GIVEN INSTRUCTION —
Copy every record exactly, and keep the pictures out.

--- Start of DATASET RECORDS ---

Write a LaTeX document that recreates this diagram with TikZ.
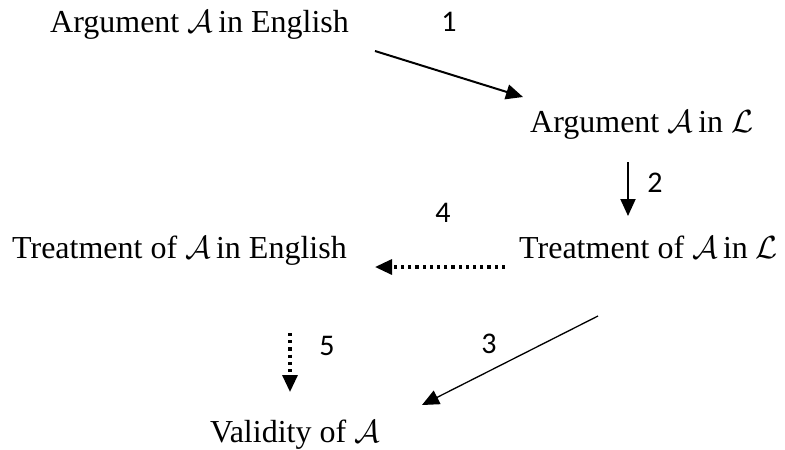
\RequirePackage{fix-cm}
\documentclass[tikz,border=0pt]{standalone}
\usepackage{fontspec}
\setmainfont{Liberation Serif}
\newfontfamily\numfont{Carlito}
\usetikzlibrary{arrows.meta}
\tikzset{
  lbl/.style={anchor=base west, inner sep=0pt, font=\fontsize{32}{36}\selectfont},
  num/.style={anchor=center, inner sep=0pt, font=\numfont\fontsize{30}{34}\selectfont},
  tip/.style={-{Triangle[length=17pt,width=15pt]}},
  solidarrow/.style={tip, line width=2pt},
  thinarrow/.style={tip, line width=1.3pt},
  dotarrow/.style={tip, line width=3.2pt, dash pattern=on 3.2pt off 4pt}
}
\begin{document}
\begin{tikzpicture}[x=1pt,y=1pt]
\useasboundingbox (0,0) rectangle (785,-450);
\node[lbl] (ae) at (50,-32) {Argument $\mathcal{A}$\,in English};
\node[lbl] (al) at (530,-132) {Argument $\mathcal{A}$\,in $\mathcal{L}$};
\node[lbl] (tl) at (519,-258) {Treatment of $\mathcal{A}$\,in $\mathcal{L}$};
\node[lbl] (te) at (12,-258) {Treatment of $\mathcal{A}$\,in English};
\node[lbl] (va) at (210,-442) {Validity of $\mathcal{A}$};

\node[num] (n1) at (449,-22) {1};
\node[num] (n2) at (655,-183) {2};
\node[num] (n4) at (443,-213) {4};
\node[num] (n5) at (327,-346) {5};
\node[num] (n3) at (489,-344) {3};

\coordinate (a1s) at (375,-51);
\coordinate (a1e) at (523,-97);
\coordinate (a2s) at (628,-162);
\coordinate (a2e) at (628,-216);
\coordinate (a4s) at (505,-267);
\coordinate (a4e) at (375,-267);
\coordinate (a5s) at (290,-333);
\coordinate (a5e) at (290,-392);
\coordinate (a3s) at (598,-316);
\coordinate (a3e) at (422,-405);

\draw[solidarrow] (a1s) -- (a1e);
\draw[solidarrow] (a2s) -- (a2e);
\draw[dotarrow] (a4s) -- (a4e);
\draw[dotarrow] (a5s) -- (a5e);
\draw[thinarrow] (a3s) -- (a3e);
\end{tikzpicture}
\end{document}
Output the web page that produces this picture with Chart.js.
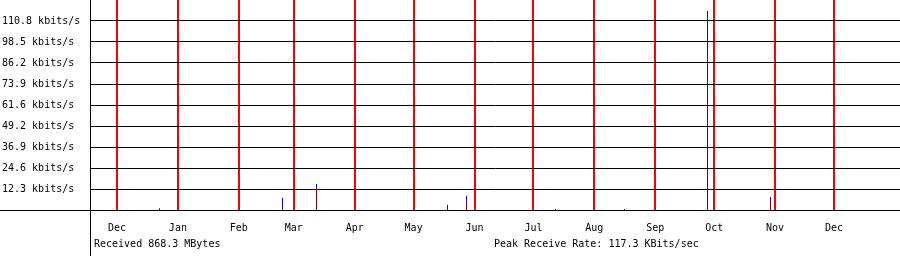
<!DOCTYPE html>
<html>
<head>
<meta charset="utf-8">
<script src="https://cdn.jsdelivr.net/npm/chart.js@4/dist/chart.umd.min.js"></script>
<style>
  html, body { margin: 0; padding: 0; background: #fff; }
  #wrap { width: 900px; height: 256px; }
</style>
</head>
<body>
<div id="wrap"><canvas id="c" width="900" height="256"></canvas></div>
<script>
// ---- data (days counted from the first Dec 1) ----
const monthDays   = [0, 31, 62, 90, 121, 151, 182, 212, 243, 274, 304, 335, 365];
const monthLabels = ['Dec','Jan','Feb','Mar','Apr','May','Jun','Jul','Aug','Sep','Oct','Nov','Dec'];

const spikeDays   = [21.635, 84.25, 101.56, 168.25, 177.92, 223.23, 258.35, 300.60, 332.68];
const avgValues   = [0,      1.9,   12.7,   1.6,    5.7,    0,      0,      97.7,   6.4];
const peakValues  = [1.0,    7.0,   15.2,   3.1,    8.4,    0.6,    0.6,    116.6,  7.6];

const yTickValues = [12.31, 24.62, 36.93, 49.24, 61.55, 73.86, 86.17, 98.48, 110.79];
const yTickLabels = ['12.3 kbits/s','24.6 kbits/s','36.9 kbits/s','49.2 kbits/s','61.6 kbits/s',
                     '73.9 kbits/s','86.2 kbits/s','98.5 kbits/s','110.8 kbits/s'];
const yMax = 123.1;
const xMin = -13.236, xMax = 398.6;

const receivedText = 'Received 868.3 MBytes';
const peakText = 'Peak Receive Rate: 117.3 KBits/sec';

Chart.defaults.font.family = "'DejaVu Sans Mono', monospace";
Chart.defaults.font.size = 10;
Chart.defaults.color = '#000';

const extras = {
  id: 'extras',
  afterDatasetsDraw(chart) {
    const ctx = chart.ctx;
    const y0 = chart.scales.y.getPixelForValue(0);
    const xa = chart.chartArea.left - 1;
    ctx.save();
    ctx.strokeStyle = '#000';
    ctx.lineWidth = 1;
    ctx.beginPath();
    ctx.moveTo(0, Math.round(y0) + 0.5);
    ctx.lineTo(chart.width, Math.round(y0) + 0.5);
    ctx.moveTo(xa + 0.5, 0);
    ctx.lineTo(xa + 0.5, chart.height);
    ctx.stroke();
    ctx.fillStyle = '#000';
    ctx.font = "10px 'DejaVu Sans Mono', monospace";
    ctx.textBaseline = 'alphabetic';
    ctx.textAlign = 'left';
    ctx.fillText(receivedText, 94, 246.5);
    ctx.fillText(peakText, 494, 246.5);
    ctx.restore();
  }
};

new Chart(document.getElementById('c'), {
  type: 'bar',
  data: {
    datasets: [
      {
        label: 'avg',
        data: spikeDays.map((d, i) => ({ x: d, y: avgValues[i] })),
        backgroundColor: '#800000',
        barThickness: 1,
        grouped: false,
        inflateAmount: 0,
        order: 0
      },
      {
        label: 'peak',
        data: spikeDays.map((d, i) => ({ x: d, y: peakValues[i] })),
        backgroundColor: '#0000ff',
        barThickness: 1,
        grouped: false,
        inflateAmount: 0,
        order: 1
      }
    ]
  },
  options: {
    responsive: false,
    animation: false,
    devicePixelRatio: 1,
    layout: { padding: { left: 2, right: 0, top: 0, bottom: 0 } },
    plugins: { legend: { display: false }, tooltip: { enabled: false } },
    scales: {
      x: {
        type: 'linear',
        min: xMin, max: xMax,
        offset: false,
        afterBuildTicks: s => { s.ticks = monthDays.map(v => ({ value: v })); },
        afterFit: s => { s.height = 46; s.paddingLeft = 0; s.paddingRight = 0; },
        ticks: {
          autoSkip: false, maxRotation: 0, padding: 12,
          callback: (v, i) => monthLabels[i]
        },
        grid: { color: '#ff0000', lineWidth: 2, drawTicks: false, offset: false },
        border: { display: false }
      },
      y: {
        min: 0, max: yMax,
        afterBuildTicks: s => { s.ticks = yTickValues.map(v => ({ value: v })); },
        afterFit: s => { s.width = 89; s.paddingTop = 0; s.paddingBottom = 0; },
        ticks: {
          crossAlign: 'far', padding: 0,
          callback: (v, i) => yTickLabels[i]
        },
        grid: { color: '#000', lineWidth: 1, drawTicks: false },
        border: { display: false }
      }
    }
  },
  plugins: [extras]
});
</script>
</body>
</html>
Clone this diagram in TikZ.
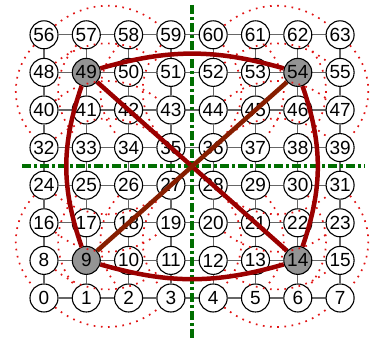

--- End of DATASET RECORDS ---

COMPLETE OUTPUT —
Write a LaTeX document that recreates this diagram with TikZ.
\RequirePackage{fix-cm}
\documentclass[tikz,border=0pt]{standalone}
\usepackage{fontspec}
\setmainfont{Liberation Serif}
\newfontfamily\numfont{Carlito}
\usetikzlibrary{arrows.meta}
\tikzset{
  lbl/.style={anchor=base west, inner sep=0pt, font=\fontsize{32}{36}\selectfont},
  num/.style={anchor=center, inner sep=0pt, font=\numfont\fontsize{30}{34}\selectfont},
  tip/.style={-{Triangle[length=17pt,width=15pt]}},
  solidarrow/.style={tip, line width=2pt},
  thinarrow/.style={tip, line width=1.3pt},
  dotarrow/.style={tip, line width=3.2pt, dash pattern=on 3.2pt off 4pt}
}
\begin{document}
\begin{tikzpicture}[x=1pt,y=1pt]
\useasboundingbox (0,0) rectangle (785,-450);
\node[lbl] (ae) at (50,-32) {Argument $\mathcal{A}$\,in English};
\node[lbl] (al) at (530,-132) {Argument $\mathcal{A}$\,in $\mathcal{L}$};
\node[lbl] (tl) at (519,-258) {Treatment of $\mathcal{A}$\,in $\mathcal{L}$};
\node[lbl] (te) at (12,-258) {Treatment of $\mathcal{A}$\,in English};
\node[lbl] (va) at (210,-442) {Validity of $\mathcal{A}$};

\node[num] (n1) at (449,-22) {1};
\node[num] (n2) at (655,-183) {2};
\node[num] (n4) at (443,-213) {4};
\node[num] (n5) at (327,-346) {5};
\node[num] (n3) at (489,-344) {3};

\coordinate (a1s) at (375,-51);
\coordinate (a1e) at (523,-97);
\coordinate (a2s) at (628,-162);
\coordinate (a2e) at (628,-216);
\coordinate (a4s) at (505,-267);
\coordinate (a4e) at (375,-267);
\coordinate (a5s) at (290,-333);
\coordinate (a5e) at (290,-392);
\coordinate (a3s) at (598,-316);
\coordinate (a3e) at (422,-405);

\draw[solidarrow] (a1s) -- (a1e);
\draw[solidarrow] (a2s) -- (a2e);
\draw[dotarrow] (a4s) -- (a4e);
\draw[dotarrow] (a5s) -- (a5e);
\draw[thinarrow] (a3s) -- (a3e);
\end{tikzpicture}
\end{document}
Output the web page that produces this picture with Chart.js.
<!DOCTYPE html>
<html>
<head>
<meta charset="utf-8">
<script src="https://cdn.jsdelivr.net/npm/chart.js@4/dist/chart.umd.min.js"></script>
<style>
  html, body { margin: 0; padding: 0; background: #fff; }
  #wrap { width: 900px; height: 256px; }
</style>
</head>
<body>
<div id="wrap"><canvas id="c" width="900" height="256"></canvas></div>
<script>
// ---- data (days counted from the first Dec 1) ----
const monthDays   = [0, 31, 62, 90, 121, 151, 182, 212, 243, 274, 304, 335, 365];
const monthLabels = ['Dec','Jan','Feb','Mar','Apr','May','Jun','Jul','Aug','Sep','Oct','Nov','Dec'];

const spikeDays   = [21.635, 84.25, 101.56, 168.25, 177.92, 223.23, 258.35, 300.60, 332.68];
const avgValues   = [0,      1.9,   12.7,   1.6,    5.7,    0,      0,      97.7,   6.4];
const peakValues  = [1.0,    7.0,   15.2,   3.1,    8.4,    0.6,    0.6,    116.6,  7.6];

const yTickValues = [12.31, 24.62, 36.93, 49.24, 61.55, 73.86, 86.17, 98.48, 110.79];
const yTickLabels = ['12.3 kbits/s','24.6 kbits/s','36.9 kbits/s','49.2 kbits/s','61.6 kbits/s',
                     '73.9 kbits/s','86.2 kbits/s','98.5 kbits/s','110.8 kbits/s'];
const yMax = 123.1;
const xMin = -13.236, xMax = 398.6;

const receivedText = 'Received 868.3 MBytes';
const peakText = 'Peak Receive Rate: 117.3 KBits/sec';

Chart.defaults.font.family = "'DejaVu Sans Mono', monospace";
Chart.defaults.font.size = 10;
Chart.defaults.color = '#000';

const extras = {
  id: 'extras',
  afterDatasetsDraw(chart) {
    const ctx = chart.ctx;
    const y0 = chart.scales.y.getPixelForValue(0);
    const xa = chart.chartArea.left - 1;
    ctx.save();
    ctx.strokeStyle = '#000';
    ctx.lineWidth = 1;
    ctx.beginPath();
    ctx.moveTo(0, Math.round(y0) + 0.5);
    ctx.lineTo(chart.width, Math.round(y0) + 0.5);
    ctx.moveTo(xa + 0.5, 0);
    ctx.lineTo(xa + 0.5, chart.height);
    ctx.stroke();
    ctx.fillStyle = '#000';
    ctx.font = "10px 'DejaVu Sans Mono', monospace";
    ctx.textBaseline = 'alphabetic';
    ctx.textAlign = 'left';
    ctx.fillText(receivedText, 94, 246.5);
    ctx.fillText(peakText, 494, 246.5);
    ctx.restore();
  }
};

new Chart(document.getElementById('c'), {
  type: 'bar',
  data: {
    datasets: [
      {
        label: 'avg',
        data: spikeDays.map((d, i) => ({ x: d, y: avgValues[i] })),
        backgroundColor: '#800000',
        barThickness: 1,
        grouped: false,
        inflateAmount: 0,
        order: 0
      },
      {
        label: 'peak',
        data: spikeDays.map((d, i) => ({ x: d, y: peakValues[i] })),
        backgroundColor: '#0000ff',
        barThickness: 1,
        grouped: false,
        inflateAmount: 0,
        order: 1
      }
    ]
  },
  options: {
    responsive: false,
    animation: false,
    devicePixelRatio: 1,
    layout: { padding: { left: 2, right: 0, top: 0, bottom: 0 } },
    plugins: { legend: { display: false }, tooltip: { enabled: false } },
    scales: {
      x: {
        type: 'linear',
        min: xMin, max: xMax,
        offset: false,
        afterBuildTicks: s => { s.ticks = monthDays.map(v => ({ value: v })); },
        afterFit: s => { s.height = 46; s.paddingLeft = 0; s.paddingRight = 0; },
        ticks: {
          autoSkip: false, maxRotation: 0, padding: 12,
          callback: (v, i) => monthLabels[i]
        },
        grid: { color: '#ff0000', lineWidth: 2, drawTicks: false, offset: false },
        border: { display: false }
      },
      y: {
        min: 0, max: yMax,
        afterBuildTicks: s => { s.ticks = yTickValues.map(v => ({ value: v })); },
        afterFit: s => { s.width = 89; s.paddingTop = 0; s.paddingBottom = 0; },
        ticks: {
          crossAlign: 'far', padding: 0,
          callback: (v, i) => yTickLabels[i]
        },
        grid: { color: '#000', lineWidth: 1, drawTicks: false },
        border: { display: false }
      }
    }
  },
  plugins: [extras]
});
</script>
</body>
</html>
Clone this diagram in TikZ.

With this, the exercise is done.